Potem nastała upragniona majówka... mamy działkę nad Zalewem Zegrzyńskim, więc okolica piękna wypocząć można. Wojtek też wniebowzięty bo jest tam i piaskownica i huśtawki... no i najważniejsze dzieciaki szwagierki od których oczu ni mógł oderwać... ale co z tego jak zaczęło lać i temp. spadła do 10 stopni :wściekła/y:wróciliśmy do Wawy i przesiedzieliśmy w domu...

I w niedzielę się zaczęło... złapaliśmy rota:no: wszyscy jak jeden mąż i górą i dołem, no masakra jakaś... dzięki Bogu Wojtek tylko jeden dzień się pomęczył... mnie mdli do tej pory, a teściu jeszcze ma zwroty... najgorszemu wrogowi nie życzę...
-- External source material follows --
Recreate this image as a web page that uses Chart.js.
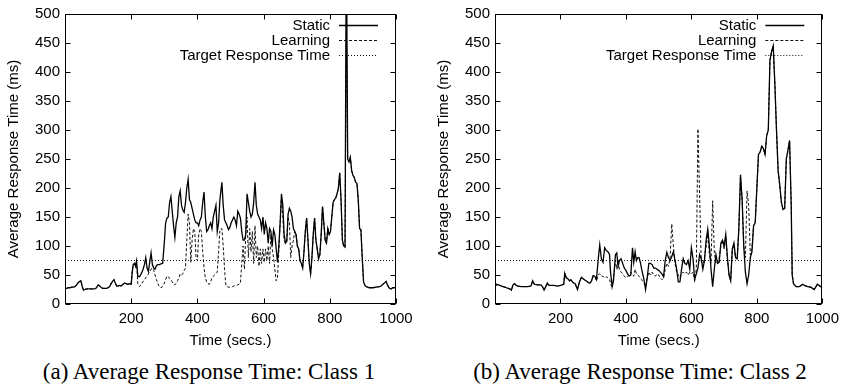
<!DOCTYPE html>
<html>
<head>
<meta charset="utf-8">
<script src="https://cdn.jsdelivr.net/npm/chart.js@4/dist/chart.umd.min.js"></script>
<style>
  html, body { margin: 0; padding: 0; background: #fff; }
  #wrap { position: relative; width: 845px; height: 388px; overflow: hidden; }
  canvas { position: absolute; top: 0; }
  .cap { position: absolute; top: 357px; font-family: 'Liberation Serif', 'Times New Roman', serif; font-size: 23px; line-height: 30px; color: #000; white-space: nowrap; transform: translateX(-50%); }
</style>
</head>
<body>
<div id="wrap">
  <canvas id="c1" width="420" height="350" style="left:0px"></canvas>
  <canvas id="c2" width="425" height="350" style="left:420px"></canvas>
  <div class="cap" id="cap1" style="left:209px"></div>
  <div class="cap" id="cap2" style="left:640px"></div>
</div>
<script>
// ---------------- DATA ----------------
const captions = ['(a) Average Response Time: Class 1', '(b) Average Response Time: Class 2'];
const seriesNames = ['Static', 'Learning', 'Target Response Time'];
const xTickValues = [200, 400, 600, 800, 1000];
const yTickStep = 50;
const targetResponse = 75;

// Class 1
const times1 = [
  0,5,10,15,20,25,30,35,40,45,
  48,52,56,60,65,70,75,80,85,90,
  95,100,105,110,115,120,125,130,135,140,
  145,148,152,156,160,165,170,175,180,185,
  190,195,200,203,206,210,213,216,220,225,
  230,235,240,244,248,252,256,260,264,268,
  272,276,280,285,290,295,300,304,308,312,
  316,320,324,328,332,336,340,344,348,352,
  356,360,364,368,372,376,380,384,388,392,
  396,400,404,408,412,416,420,424,428,432,
  436,440,444,448,452,456,460,464,468,474,
  478,482,486,490,494,498,502,506,510,514,
  518,522,526,530,534,538,542,546,550,554,
  558,562,566,570,574,578,582,586,590,594,
  598,602,606,610,614,618,622,626,630,634,
  638,642,646,650,654,658,662,666,670,674,
  678,682,686,690,694,698,702,706,710,714,
  718,722,726,730,734,738,742,746,750,754,
  758,762,766,770,774,778,782,786,790,794,
  798,802,806,810,814,818,822,826,830,834,
  838,842,846,850,854,858,862,866,870,874,
  878,882,886,890,894,898,902,906,910,920,
  930,940,950,955,960,965,970,975,980,985,
  990,1000
];
const static1 = [
  27,27,28,28,29,29,30,33,37,39,
  40,30,24,25,26,26,26,26,26,26,
  28,33,31,28,27,27,27,28,30,36,
  40,42,36,31,31,32,31,34,36,35,
  34,35,34,55,68,70,65,74,48,47,
  52,58,68,80,62,56,72,88,68,62,
  60,66,68,68,69,70,105,140,148,150,
  175,185,160,135,115,140,150,185,195,170,
  162,158,175,200,215,180,175,165,155,145,
  140,140,135,145,150,175,193,150,125,128,
  135,140,130,150,160,170,125,140,180,210,
  170,145,140,135,128,132,140,145,150,145,
  135,160,155,148,125,110,110,120,190,175,
  160,150,155,175,210,170,155,150,145,130,
  150,120,140,130,105,130,125,100,128,120,
  95,72,100,140,190,170,120,105,108,155,
  165,160,150,130,125,120,100,95,75,70,
  62,90,125,148,110,70,52,80,120,148,
  110,95,78,85,120,168,140,110,105,130,
  120,125,150,175,180,183,190,200,226,180,
  110,100,98,650,250,245,253,230,222,218,
  210,208,180,130,128,80,38,32,30,28,
  28,29,30,31,34,36,39,32,27,26,
  28,28
];
const learning1 = [
  27,27,28,28,29,29,30,33,37,39,
  40,30,24,25,26,26,26,26,26,26,
  28,33,31,28,27,27,27,28,30,36,
  40,42,36,31,31,32,31,34,36,35,
  34,35,34,55,68,70,65,74,35,30,
  33,38,42,45,48,52,55,60,62,58,
  50,42,36,30,28,30,36,42,48,47,
  44,42,38,34,33,36,40,45,52,50,
  52,58,62,110,155,140,72,110,130,125,
  78,75,120,130,125,90,62,45,38,35,
  34,38,45,48,50,52,55,90,128,130,
  100,60,32,30,29,29,30,30,31,32,
  32,33,34,36,70,100,60,120,150,80,
  130,90,125,70,135,80,100,65,95,70,
  95,72,95,75,100,70,120,95,80,60,
  40,45,90,140,185,150,110,105,108,150,
  140,80,100,110,125,120,100,95,75,70,
  62,90,125,148,110,70,52,80,120,148,
  110,95,78,85,120,168,140,110,105,130,
  120,125,150,175,180,183,190,200,226,180,
  110,100,98,470,250,245,253,230,222,218,
  210,208,180,130,128,80,38,32,30,28,
  28,29,30,31,34,36,39,32,27,26,
  28,28
];

// Class 2
const times2 = [
  0,5,10,15,20,25,30,35,40,45,
  50,55,60,65,70,80,90,100,110,115,
  120,130,140,145,150,155,160,165,170,180,
  190,200,205,210,213,218,222,228,232,238,
  245,252,258,264,270,278,285,290,295,300,
  305,310,315,320,325,330,335,340,345,350,
  353,358,362,368,372,376,380,385,390,395,
  400,405,410,415,420,424,428,432,436,440,
  444,448,452,456,460,465,470,475,480,485,
  490,495,500,505,510,515,520,525,530,535,
  540,545,550,555,560,565,570,575,580,585,
  590,595,600,605,610,615,620,625,630,635,
  640,645,650,655,660,665,670,675,680,685,
  690,695,700,705,710,715,720,725,730,735,
  740,745,750,755,760,765,770,775,780,785,
  790,795,800,805,810,815,820,825,830,835,
  840,845,850,855,860,865,870,875,880,885,
  890,895,900,905,908,912,920,930,940,945,
  955,965,975,985,995,1000
];
const static2 = [
  30,34,33,32,31,30,29,28,27,26,
  24,33,35,32,31,30,30,30,31,40,
  34,33,33,30,24,30,36,32,32,32,
  31,32,33,34,53,45,44,40,42,37,
  35,25,38,46,43,40,37,36,40,49,
  48,42,75,102,78,72,97,92,90,85,
  55,30,40,85,88,65,75,78,70,62,
  58,52,48,50,97,72,90,75,80,80,
  72,60,50,40,25,45,70,70,68,62,
  62,60,58,55,52,47,75,89,80,75,
  82,90,75,60,38,38,60,78,70,68,
  75,60,97,78,42,52,62,85,78,60,
  75,110,129,100,60,30,60,85,70,72,
  105,110,100,120,80,50,40,95,105,80,
  78,130,223,180,100,55,35,50,80,90,
  135,140,200,258,262,272,268,258,290,300,
  420,435,445,380,300,230,205,175,163,165,
  250,265,282,170,50,35,30,30,34,32,
  30,29,25,34,30,28
];
const learning2 = [
  30,34,33,32,31,30,29,28,27,26,
  24,33,35,32,31,30,30,30,31,40,
  34,33,33,30,24,30,36,32,32,32,
  31,32,33,34,53,45,44,40,42,37,
  35,25,38,46,43,40,37,36,40,49,
  48,40,50,52,48,48,45,47,45,42,
  35,28,45,75,60,75,60,55,52,48,
  45,48,50,55,50,48,60,52,50,48,
  45,42,38,35,30,45,55,50,55,50,
  48,52,50,45,42,45,60,70,65,80,
  138,100,70,55,50,45,52,55,52,55,
  50,55,52,55,40,60,302,190,75,65,
  80,100,120,85,70,178,90,70,70,80,
  100,110,95,115,80,50,40,95,100,80,
  78,130,220,180,100,80,195,170,85,95,
  135,140,200,258,262,272,268,258,290,300,
  420,435,445,380,300,230,205,175,163,165,
  250,265,282,170,50,35,30,30,34,32,
  30,29,25,34,30,28
];

// ---------------- CHART ----------------
const FS = 15;
Chart.defaults.font.family = "'Liberation Sans', Arial, Helvetica, sans-serif";
Chart.defaults.color = '#000';

const frameAndLegend = {
  id: 'frameAndLegend',
  afterDraw(chart) {
    const {ctx, chartArea: a, scales} = chart;
    const L = Math.round(a.left) + 0.5, R = Math.round(a.right) - 0.5;
    const T = Math.round(a.top) + 0.5, B = Math.round(a.bottom) - 0.5;
    ctx.save();
    ctx.strokeStyle = '#000';
    ctx.lineWidth = 1;
    ctx.setLineDash([]);
    ctx.strokeRect(L, T, R - L, B - T);
    const tl = 5;
    ctx.beginPath();
    for (let v = 0; v <= 500; v += yTickStep) {
      const y = Math.round(scales.y.getPixelForValue(v)) + 0.5;
      ctx.moveTo(L, y); ctx.lineTo(L + tl, y);
      ctx.moveTo(R, y); ctx.lineTo(R - tl, y);
    }
    xTickValues.forEach(v => {
      const x = Math.round(scales.x.getPixelForValue(v)) + 0.5;
      ctx.moveTo(x, B); ctx.lineTo(x, B - tl);
      ctx.moveTo(x, T); ctx.lineTo(x, T + tl);
    });
    ctx.stroke();
    // legend
    ctx.font = FS + "px 'Liberation Sans', Arial, sans-serif";
    ctx.textAlign = 'right';
    ctx.textBaseline = 'middle';
    ctx.fillStyle = '#000';
    chart.data.datasets.forEach((ds, i) => {
      const y = Math.round(a.top + 11 + 15 * i) + 0.5;
      ctx.fillText(ds.label, a.right - 66, y);
      ctx.beginPath();
      ctx.setLineDash(ds.borderDash || []);
      ctx.lineWidth = ds.borderWidth;
      ctx.strokeStyle = ds.borderColor;
      ctx.moveTo(a.right - 57, y);
      ctx.lineTo(a.right - 18, y);
      ctx.stroke();
    });
    ctx.restore();
  }
};

function makeChart(id, times, sVals, lVals, yAxisWidth, yTitlePad, rightPad) {
  const pts = (vals) => times.map((t, i) => ({x: t, y: vals[i]}));
  new Chart(document.getElementById(id), {
    type: 'line',
    data: {
      datasets: [
        { label: seriesNames[0], data: pts(sVals), borderColor: '#000', borderWidth: 1.3, pointRadius: 0, tension: 0 },
        { label: seriesNames[1], data: pts(lVals), borderColor: '#111', borderWidth: 1, borderDash: [3, 2], pointRadius: 0, tension: 0 },
        { label: seriesNames[2], data: [{x: 0, y: targetResponse}, {x: 1000, y: targetResponse}], borderColor: '#111', borderWidth: 1, borderDash: [1, 2], pointRadius: 0, tension: 0 }
      ]
    },
    options: {
      responsive: false,
      animation: false,
      devicePixelRatio: 1,
      layout: { padding: { top: 11, right: rightPad, left: 0, bottom: 0 } },
      plugins: { legend: { display: false }, tooltip: { enabled: false } },
      scales: {
        x: {
          type: 'linear', min: 0, max: 1000,
          grid: { display: false, drawTicks: false },
          border: { display: false },
          afterBuildTicks: (s) => { s.ticks = [0].concat(xTickValues).map(v => ({value: v})); },
          ticks: { padding: 6, font: { size: FS }, color: '#000', maxRotation: 0, autoSkip: false,
                   callback: (v) => v === 0 ? '' : String(v) },
          title: { display: true, text: 'Time (secs.)', font: { size: FS }, color: '#000', padding: { top: 0, bottom: 0 } },
          afterFit: (s) => { s.height = 46; }
        },
        y: {
          min: 0, max: 500,
          grid: { display: false, drawTicks: false },
          border: { display: false },
          ticks: { stepSize: yTickStep, padding: 5, font: { size: FS }, color: '#000' },
          title: { display: true, text: 'Average Response Time (ms)', font: { size: FS }, color: '#000', padding: { top: yTitlePad, bottom: 0 } },
          afterFit: (s) => { s.width = yAxisWidth; }
        }
      }
    },
    plugins: [frameAndLegend]
  });
}

makeChart('c1', times1, static1, learning1, 65, 5, 24);
makeChart('c2', times2, static2, learning2, 75, 15, 19);
document.getElementById('cap1').textContent = captions[0];
document.getElementById('cap2').textContent = captions[1];
</script>
</body>
</html>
Ech... i tak mi minął ostatni tydzień... teraz biorę się i nadrabiam, bo znowu naskrobałyście;-)


Ewcia my to dopiero ruszamy we wrześniu... no może pod koniec sierpnia na jakieś godzinki zapoznawcze. Gratuluję podwyżki przynajmniej nie musisz się prosić to już coś...
 
Ostatnia edycja:
Ooo ściągnęłam cię myślami. Co do jelitowki to mozesz się z Camel podzielić doświadczeniami znad muszli ;) też tak przeżyli majówkę :) Wojtek kurierem. Toż nawet u "chińczyka" takie małe dzieci nie pracują ;)
 
Cześć Mateczki, ja cierpię na permanentny brak czasu, od wczoraj Ewcia jestem w Katowicach na szkoleniu, więc Twoje przyszłe rejony.
I pierwsza noc za mną bez małej, oj ciężko. Cieszę się, że jutro już wracam do Wrocławia.
Ormianka to mieliście pracowity czas i Wojtek się wprawial:-D
 
reklama
No to widzę dziewczyny, że wracacie powoli do świata żywych;) A ja się zagrzebuję pod kocami. Nie dość żem niedospana, to dopadło mnie osłabienie organizmu, płaczliwość i łapie mnie chyba jakieś choróbsko.